Handwritten digit string recognition by combination of residual network and RNN-CTC
This work addresses the problem of recognizing sequences of handwritten digits, which is incremental as it combines existing methods (residual networks, RNN, CTC) for a specific domain.
The authors tackled handwritten digit string recognition by combining a residual network, RNN, and CTC into an end-to-end trainable model, achieving recognition rates of 89.75% on ORAND-CAR-A and 91.14% on ORAND-CAR-B.
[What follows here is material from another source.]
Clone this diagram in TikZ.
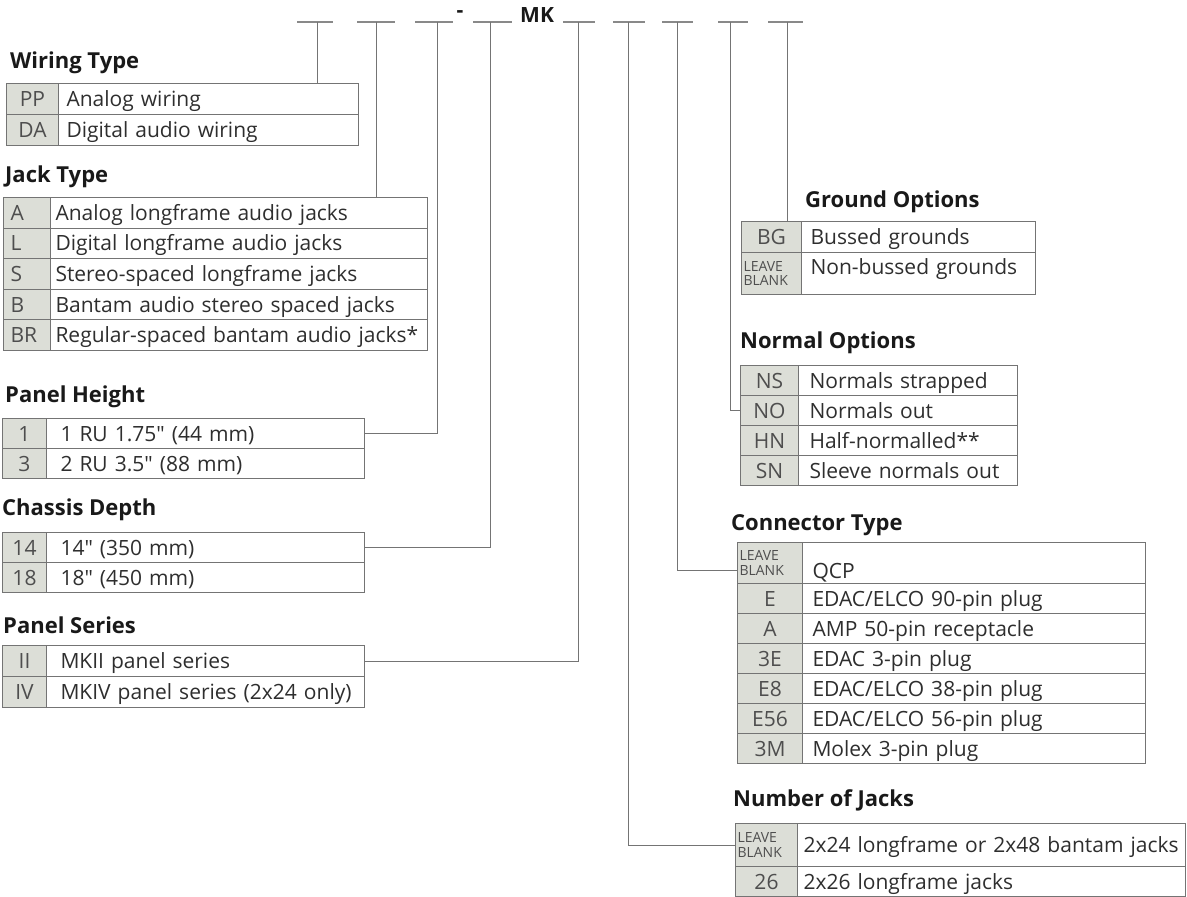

Recurrent neural network (RNN) and connectionist temporal classification (CTC) have showed successes in many sequence labeling tasks with the strong ability of dealing with the problems where the alignment between the inputs and the target labels is unknown. Residual network is a new structure of convolutional neural network and works well in various computer vision tasks. In this paper, we take advantage of the architectures mentioned above to create a new network for handwritten digit string recognition. First we design a residual network to extract features from input images, then we employ a RNN to model the contextual information within feature sequences and predict recognition results. At the top of this network, a standard CTC is applied to calculate the loss and yield the final results. These three parts compose an end-to-end trainable network. The proposed new architecture achieves the highest performances on ORAND-CAR-A and ORAND-CAR-B with recognition rates 89.75% and 91.14%, respectively. In addition, the experiments on a generated captcha dataset which has much longer string length show the potential of the proposed network to handle long strings.